The seed, though, was planted earlier in one of Prof. Dr. Fazlul Haque Siddiqui sir’s Advanced Artificial Intelligence lectures. While teaching search algorithms, he said, “মানুষের life-টাই একটা search.” To me, that line landed with more philosophical gravitas than he probably intended. My mind immediately went to Frankl’s title. I had heard the book’s title many times and carried a mild, unhurried curiosity about it; that one line was enough to move it from the someday-pile into my hands. Or, more precisely, onto the department’s printer—which I unabashedly used to print the entire book, then bound by hand using a Japanese book-binding technique I’d only recently learnt.
What Frankl gave me, more than anything, was a name. There is a particular feeling I have met many times without ever managing to pin it down—distinct from happiness, from contentment, from satisfaction, satiation, or the easy slump of mere fulfilment. I felt it during the pandemic, of all times, working through Andrew Ng’s machine learning course. I feel it in the long, resolving climax of Pachelbel’s Canon in D. I feel it on finishing a piece of work (a project, an assignment, or even a Dota match) that demanded real diligence, and I feel it now, as a teacher, in the small moment when I manage to successfully convey a complex CS concept to my students. Frankl does not invent this feeling, but he isolates it cleanly, and insists, persuasively, that it is the thing we are actually after.
Frankl loses almost everything and pretty much everyone to the Holocaust, yet refuses to let suffering have the final interpretive authority over his life. The book does not romanticize suffering… of course that would be obscene. Rather, it argues that suffering can be survived, and sometimes even transformed, when it is tethered to a why. The line I keep returning to is his claim that “to life he can only respond by being responsible.” The surrounding passage makes the stronger point: life is not merely something we interrogate; it interrogates us, and our answer is given through the burdens we actually choose to bear.

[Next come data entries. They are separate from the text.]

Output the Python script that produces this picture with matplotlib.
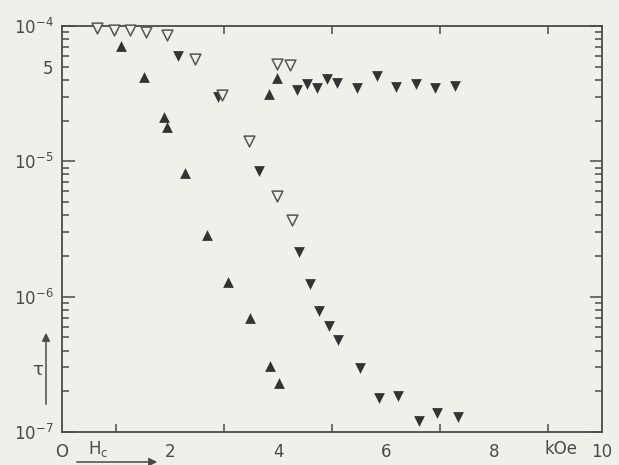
import numpy as np
import matplotlib.pyplot as plt

plt.rcParams["mathtext.default"] = "regular"

# open down-triangles
open_down_x = [0.65, 0.96, 1.26, 1.56, 1.95, 2.46, 2.97, 3.47, 3.99, 4.22, 3.99, 4.25]
open_down_y = [9.6e-5, 9.3e-5, 9.3e-5, 9.1e-5, 8.6e-5, 5.7e-5, 3.1e-5, 1.41e-5,
               5.2e-5, 5.15e-5, 5.55e-6, 3.68e-6]

# filled up-triangles
up_x = [1.09, 1.52, 1.89, 1.95, 2.28, 2.69, 3.08, 3.48, 3.85, 4.01, 3.83, 3.98]
up_y = [7.15e-5, 4.22e-5, 2.11e-5, 1.78e-5, 8.15e-6, 2.85e-6, 1.28e-6, 6.9e-7,
        3.07e-7, 2.31e-7, 3.13e-5, 4.1e-5]

# filled down-triangles
down_x = [2.15, 2.88, 3.64, 4.36, 4.54, 4.72, 4.90, 5.09, 5.46, 5.83, 6.19, 6.56,
          6.91, 7.28, 4.38, 4.59, 4.76, 4.94, 5.12, 5.51, 5.87, 6.23, 6.61, 6.95, 7.34]
down_y = [6.03e-5, 2.97e-5, 8.47e-6, 3.37e-5, 3.71e-5, 3.50e-5, 4.03e-5, 3.81e-5,
          3.48e-5, 4.26e-5, 3.52e-5, 3.71e-5, 3.50e-5, 3.61e-5, 2.15e-6, 1.24e-6,
          7.83e-7, 6.07e-7, 4.78e-7, 2.99e-7, 1.77e-7, 1.84e-7, 1.21e-7, 1.37e-7, 1.29e-7]

x_ticks = [0, 2, 4, 6, 8, 10]
x_labels = ["O", "2", "4", "6", "8", "10"]
y_major = [1e-7, 1e-6, 1e-5, 1e-4]
y_labels = [r"$10^{-7}$", r"$10^{-6}$", r"$10^{-5}$", r"$10^{-4}$"]

bg = "#f1efe9"
ink = "#4a4a4a"
mark = "#333333"

fig = plt.figure(figsize=(6.19, 4.65), dpi=100, facecolor=bg)
ax = fig.add_axes([62 / 619, 1 - 432 / 465, 540 / 619, 406 / 465], facecolor=bg)

ax.scatter(up_x, up_y, marker="^", s=60, color=mark, linewidths=0, zorder=3,
           clip_on=False)
ax.scatter(down_x, down_y, marker="v", s=60, color=mark, linewidths=0, zorder=3,
           clip_on=False)
ax.scatter(open_down_x, open_down_y, marker="v", s=60, facecolors=bg,
           edgecolors="#555555", linewidths=1.1, zorder=4, clip_on=False)

ax.set_yscale("log")
ax.set_xlim(0, 10)
ax.set_ylim(1e-7, 1e-4)

for s in ax.spines.values():
    s.set_color(ink)
    s.set_linewidth(1.3)

ax.set_xticks(x_ticks)
ax.set_xticklabels(x_labels)
ax.set_xticks(np.arange(1, 10), minor=True)
ax.set_yticks(y_major)
ax.set_yticklabels(y_labels)
minor_y = [m * 10.0 ** e for e in (-7, -6, -5) for m in range(2, 10)]
ax.set_yticks(minor_y, minor=True)
ax.set_yticklabels(["5" if abs(v - 5e-5) < 1e-9 else "" for v in minor_y], minor=True)

ax.tick_params(axis="both", which="both", direction="in", colors=ink,
               labelcolor=ink, labelsize=12, width=1.1)
ax.tick_params(axis="x", which="major", length=0, pad=8, top=False)
ax.tick_params(axis="x", which="minor", length=6, top=True, bottom=True)
ax.tick_params(axis="y", which="major", length=9, pad=6, right=True)
ax.tick_params(axis="y", which="minor", length=5, pad=6, right=True)

fig.text(561 / 619, 1 - 449 / 465, "kOe", fontsize=12, color=ink,
         ha="center", va="center")

# H_c with arrow
fig.text(88 / 619, 1 - 449 / 465, r"H$_c$", fontsize=12, color=ink, va="center")
ax.annotate("", xy=(160, 3), xytext=(74, 3), xycoords="figure pixels",
            textcoords="figure pixels",
            arrowprops=dict(arrowstyle="-|>", color=ink, lw=1.1, mutation_scale=12))

# tau with arrow
fig.text(38 / 619, 1 - 370 / 465, r"$\tau$", fontsize=13, color=ink,
         ha="center", va="center")
ax.annotate("", xy=(46, 465 - 330), xytext=(46, 465 - 407), xycoords="figure pixels",
            textcoords="figure pixels",
            arrowprops=dict(arrowstyle="-|>", color=ink, lw=1.1, mutation_scale=12))

fig.savefig("out.png", dpi=100, facecolor=bg)
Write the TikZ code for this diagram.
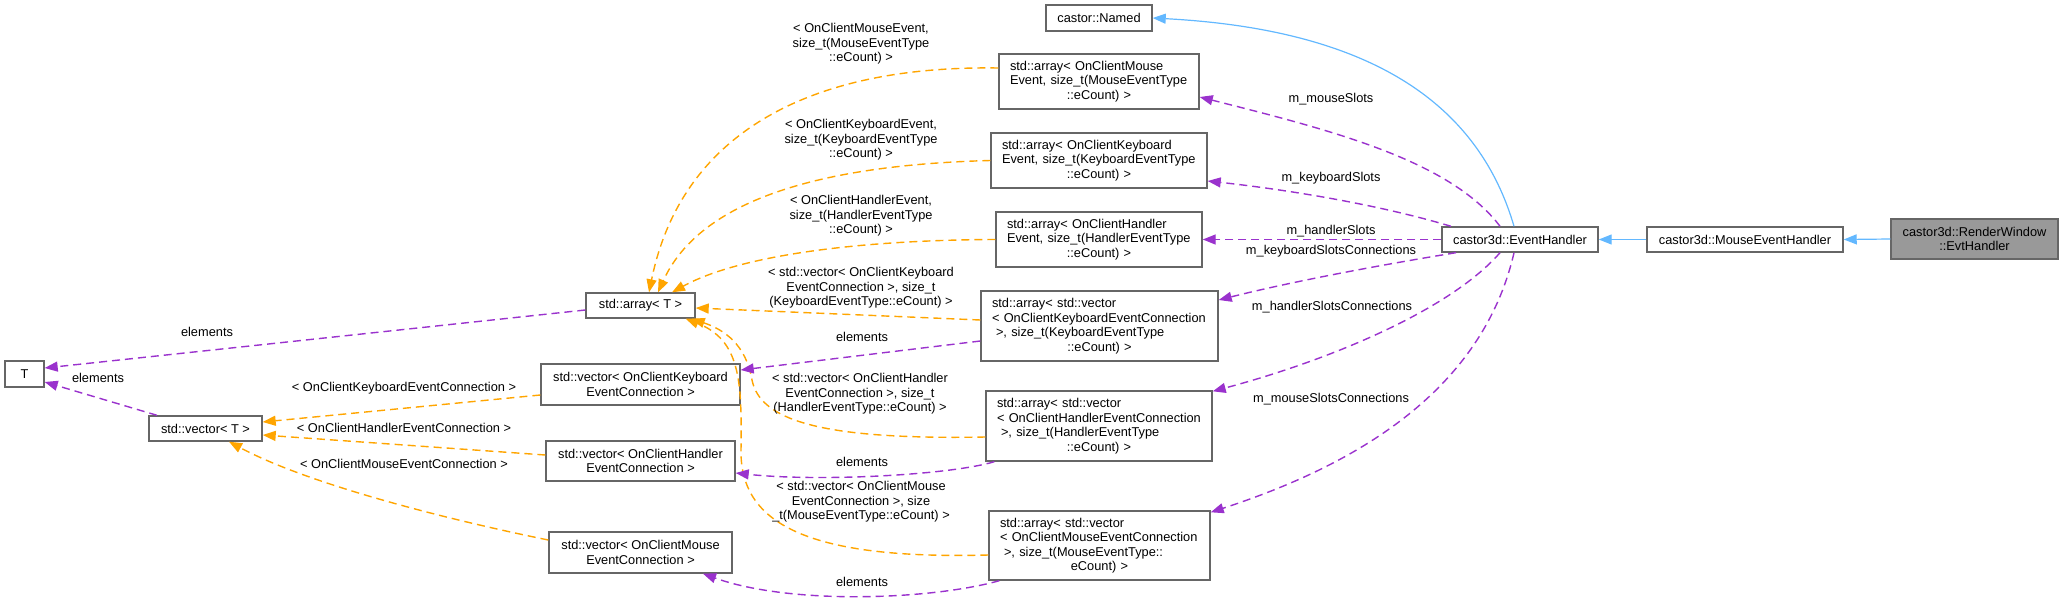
\documentclass[tikz,border=0pt]{standalone}
\usepackage{fontspec}
\setmainfont{Liberation Sans}
\usetikzlibrary{arrows.meta}
\definecolor{boxgray}{HTML}{666666}
\definecolor{focusfill}{HTML}{999999}
\definecolor{inhblue}{HTML}{63B8FF}
\definecolor{mempurple}{HTML}{9A32CD}
\definecolor{tmplorange}{HTML}{FFA500}
\newcommand\dgfont{\fontsize{6.4pt}{7.25pt}\selectfont}
\newcommand\Lrow[1]{\makebox[\linewidth][l]{#1}}
\tikzset{
  box/.style={draw=boxgray, line width=0.7pt, fill=white, inner xsep=5.5pt, inner ysep=1pt, font=\dgfont, align=center},
  lab/.style={font=\dgfont, align=center, inner sep=0pt},
  tipstyle/.style={-{Triangle[length=6.5pt,width=5pt]}},
  inhedge/.style={draw=inhblue, line width=0.6pt, tipstyle, fill=none},
  memberedge/.style={draw=mempurple, line width=0.7pt, dash pattern=on 4pt off 2.5pt, tipstyle},
  tmpledge/.style={draw=tmplorange, line width=0.7pt, dash pattern=on 4pt off 2.5pt, tipstyle}
}
\begin{document}
\begin{tikzpicture}[x=0.5pt,y=-0.5pt]
\useasboundingbox (0,0) rectangle (2064,605);
% nodes
\node[box, minimum width=53pt, minimum height=13pt] (named) at (1099,18) {castor::Named};
\node[box, text width=89pt, minimum height=27.5pt] (aM) at (1099,81.5) {\Lrow{std::array< OnClientMouse}\\\Lrow{Event, size\_t(MouseEventType}\\::eCount) >};
\node[box, text width=97pt, minimum height=27.5pt] (aK) at (1099,160.5) {\Lrow{std::array< OnClientKeyboard}\\\Lrow{Event, size\_t(KeyboardEventType}\\::eCount) >};
\node[box, text width=92pt, minimum height=27.5pt] (aH) at (1099,239.5) {\Lrow{std::array< OnClientHandler}\\\Lrow{Event, size\_t(HandlerEventType}\\::eCount) >};
\node[box, text width=107.5pt, minimum height=35pt] (avK) at (1099.5,326) {\Lrow{std::array< std::vector}\\\Lrow{< OnClientKeyboardEventConnection}\\\Lrow{\hspace{2pt}>, size\_t(KeyboardEventType}\\::eCount) >};
\node[box, text width=102pt, minimum height=35pt] (avH) at (1099,426) {\Lrow{std::array< std::vector}\\\Lrow{< OnClientHandlerEventConnection}\\\Lrow{\hspace{2pt}>, size\_t(HandlerEventType}\\::eCount) >};
\node[box, text width=99.5pt, minimum height=34.5pt] (avM) at (1099.5,545.5) {\Lrow{std::array< std::vector}\\\Lrow{< OnClientMouseEventConnection}\\\Lrow{\hspace{2pt}>, size\_t(MouseEventType::}\\eCount) >};
\node[box, minimum width=54.5pt, minimum height=12.5pt] (arrT) at (640.5,305.5) {std::array< T >};
\node[box, minimum width=19.5pt, minimum height=13pt] (T) at (24.5,374) {T};
\node[box, minimum width=56.5pt, minimum height=12.5pt] (vecT) at (205.5,428.5) {std::vector< T >};
\node[box, minimum width=99.5pt, minimum height=20.5pt] (vK) at (640.5,384.5) {std::vector< OnClientKeyboard\\EventConnection >};
\node[box, minimum width=94.5pt, minimum height=20pt] (vH) at (640.5,461) {std::vector< OnClientHandler\\EventConnection >};
\node[box, minimum width=91.5pt, minimum height=20.5pt] (vM) at (640.5,552.5) {std::vector< OnClientMouse\\EventConnection >};
\node[box, minimum width=78pt, minimum height=12.5pt] (eh) at (1520,239.5) {castor3d::EventHandler};
\node[box, minimum width=98pt, minimum height=12.5pt] (meh) at (1745,239.5) {castor3d::MouseEventHandler};
\node[box, fill=focusfill, minimum width=83.5pt, minimum height=20pt] (rw) at (1974.5,239) {castor3d::RenderWindow\\::EvtHandler};
% inheritance
\draw[inhedge] ([xshift=-3pt]eh.north) .. controls (1480,110) and (1380,30) .. (named.east);
\draw[inhedge] (meh.west) -- (eh.east);
\draw[inhedge] (rw.west) -- (meh.east);
% members of EventHandler
\draw[memberedge] ([xshift=-10pt]eh.north) .. controls (1450,160) and (1330,130) .. ([yshift=-7.75pt]aM.east);
\draw[memberedge] ([xshift=-34.5pt]eh.north) .. controls (1380,205) and (1290,190) .. ([yshift=-10.25pt]aK.east);
\draw[memberedge] (eh.west) -- (aH.east);
\draw[memberedge] ([xshift=-32pt]eh.south) .. controls (1380,265) and (1290,282) .. ([yshift=13pt]avK.east);
\draw[memberedge] ([xshift=-10pt]eh.south) .. controls (1450,310) and (1330,360) .. ([yshift=-0.5pt]avH.north east);
\draw[memberedge] ([xshift=-3pt]eh.south) .. controls (1480,400) and (1340,470) .. ([yshift=-1pt]avM.north east);
% template instances of std::array<T>
\draw[tmpledge] ([yshift=6.75pt]aM.west) .. controls (800,65) and (680,140) .. ([xshift=4.25pt]arrT.north);
\draw[tmpledge] (aK.west) .. controls (820,165) and (700,200) .. ([xshift=8.75pt]arrT.north);
\draw[tmpledge] (aH.west) .. controls (860,240) and (740,255) .. ([xshift=15.75pt]arrT.north);
\draw[tmpledge] ([yshift=3pt]avK.west) -- ([yshift=-1.25pt]arrT.east);
\draw[tmpledge] ([yshift=-5.5pt]avH.west) .. controls (820,440) and (760,420) .. (752,380) .. controls (746,345) and (725,330) .. ([xshift=-2pt]arrT.south east);
\draw[tmpledge] ([yshift=-4.75pt]avM.west) .. controls (800,560) and (740,520) .. (741,450) .. controls (742,380) and (740,340) .. ([xshift=-5pt]arrT.south east);
% elements
\draw[memberedge] ([yshift=-2.25pt]arrT.west) -- ([yshift=3pt]T.east);
\draw[memberedge] ([xshift=-24.25pt]vecT.north) -- ([yshift=-4pt]T.east);
\draw[memberedge] ([yshift=-7.5pt]avK.west) -- ([yshift=7.25pt]vK.east);
\draw[memberedge] ([xshift=4.5pt]avH.south west) .. controls (950,475) and (820,482) .. ([yshift=-6pt]vH.east);
\draw[memberedge] ([xshift=5.5pt]avM.south west) .. controls (930,600) and (790,605) .. ([xshift=31.25pt]vM.south);
% template instances of std::vector<T>
\draw[tmpledge] ([yshift=-5.25pt]vK.west) -- ([yshift=3.25pt]vecT.east);
\draw[tmpledge] ([yshift=3pt]vH.west) -- ([yshift=-3.25pt]vecT.east);
\draw[tmpledge] ([yshift=6.25pt]vM.west) .. controls (450,520) and (310,485) .. ([xshift=11.75pt]vecT.south);
% labels
\node[lab] (l1) at (861,44) {< OnClientMouseEvent,\\size\_t(MouseEventType\\::eCount) >};
\node[lab] (l2) at (861,140) {< OnClientKeyboardEvent,\\size\_t(KeyboardEventType\\::eCount) >};
\node[lab] (l3) at (861,216) {< OnClientHandlerEvent,\\size\_t(HandlerEventType\\::eCount) >};
\node[lab] (l4) at (861,288) {< std::vector< OnClientKeyboard\\EventConnection >, size\_t\\(KeyboardEventType::eCount) >};
\node[lab] (l5) at (862,337) {elements};
\node[lab] (l6) at (860,394) {< std::vector< OnClientHandler\\EventConnection >, size\_t\\(HandlerEventType::eCount) >};
\node[lab] (l7) at (862,462) {elements};
\node[lab] (l8) at (861,502) {< std::vector< OnClientMouse\\EventConnection >, size\\\_t(MouseEventType::eCount) >};
\node[lab] (l9) at (862,582) {elements};
\node[lab] (l10) at (207,332) {elements};
\node[lab] (l11) at (98,378) {elements};
\node[lab] (l12) at (404,388) {< OnClientKeyboardEventConnection >};
\node[lab] (l13) at (404,428) {< OnClientHandlerEventConnection >};
\node[lab] (l14) at (404,464) {< OnClientMouseEventConnection >};
\node[lab] (l15) at (1331,99) {m\_mouseSlots};
\node[lab] (l16) at (1331,178) {m\_keyboardSlots};
\node[lab] (l17) at (1331,231) {m\_handlerSlots};
\node[lab] (l18) at (1331,251) {m\_keyboardSlotsConnections};
\node[lab] (l19) at (1332,307) {m\_handlerSlotsConnections};
\node[lab] (l20) at (1331,399) {m\_mouseSlotsConnections};
\end{tikzpicture}
\end{document}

This clarified something I have circled around since my early teens. I used to wonder what the purpose of suffering was. The celebrity-atheist types often presents unnecessary suffering as the strongest argument against the existence of God. Plausible, yes. Decisive, no. Like most arguments in that arena, it is serious, emotionally loaded, and still refutable enough to keep philosophers gainfully employed.
Around 2014, I came across a Holocaust-related line that stayed with me:

What fascinated me then, and still does, is how nations can emerge from historical catastrophe with a sharpened sense of purpose. The Jews, the Japanese, the Russians, the Chinese: different histories, different moral ledgers, but all examples of communities that endured tremendous rupture and later bounced back from rock-bottom. None of this is simple. History is rarely black and white; it is usually different shades if grey. Still, the pattern is difficult to ignore.
I see my Muslim brothers and sisters in great pain across the world today. Again, I won’t performatively pretend it is a story in black and white; it rarely is, only different shades of grey, with innocent people suffering as collateral whichever way the line is drawn. My hope is that the kind of post-traumatic growth Frankl describes may, by Allah’s mercy, manifest for people living through war, displacement, humiliation, and grief today.
The book reinforced an intuition that I’ve had for a while: meaning is not found by escaping burden, but by shouldering a worthwhile one. Schools rarely teach this effectively. Perhaps they can’t. It has to be lived, or at least seen, in the long corridor between pain and responsibility. Hopefully, everything has a point.